Pan-STARRS and SMA image: The center of this composite image shows IRAS 23077, likely the largest planet-forming disk ever seen, which looks like a giant cosmic butterfly. Data from the Submillimeter Array (SMA) at radio wavelengths is shown in pink, and data from Pan-STARRS at optical wavelengths is shown as a color image. Most of the nearby stars appear as white or red. The star in the center of IRAS 23077 is not visible because its light is blocked by the surrounding disk, which is viewed from the side. The blue PanSTARRS data for IRAS 23077 shows the smallest dust grains, with sizes of only a few micrometers. These dust grains are elevated into the uppermost layers of IRAS 23077's disk and appear as two bright lobes, similar in shape to the wings of a butterfly. The two faint filaments in IRAS 23077's northern region could be remnants from IRAS 23077's formation. The pink SMA data shows larger dust grains, with sizes of about one millimeter. These larger dust grains are coincident with the midplane of the planet-forming disk, where dust grains settle and grow to larger sizes and eventually form planets.

Labeled Pan-STARRS and SMA image with SMA image inset: The inset for this image shows compelling evidence that IRAS 23077 contains a planet-forming disk.
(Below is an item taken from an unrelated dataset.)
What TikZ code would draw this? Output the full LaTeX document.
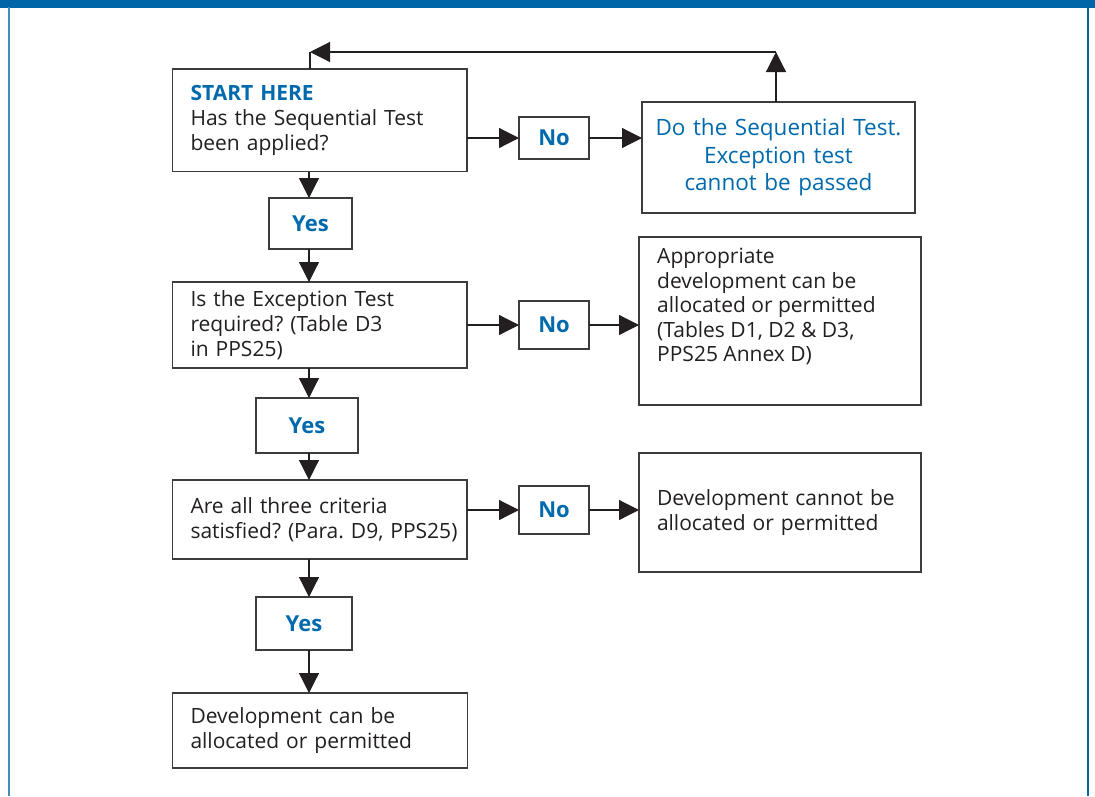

Along with dust grains, the SMA can also observe the cold carbon monoxide gas that comprises the bulk of a planet-forming disk. By measuring its velocity structure and dividing this into "blue-shifted" and "red-shifted" components, showing material moving towards us and away from us respectively, the team showed that the gas is rotating around the central star, as expected for a planet-forming disk. The line in the bottom left shows the diameter of the disk, equivalent to 660 times the distance between the Sun and Jupiter.

Unlabeled Pan-STARRS and SMA image with SMA image inset: The inset for this image shows compelling evidence that IRAS 23077 contains a planet-forming disk. Along with dust grains, the SMA can also observe the cold carbon monoxide gas that comprises the bulk of a planet-forming disk. By measuring its velocity structure and dividing this into "blue-shifted" and "red-shifted" components showing material moving towards us and away from us respectively, the team showed that the gas is rotating around the central star, as expected for a planet-forming disk.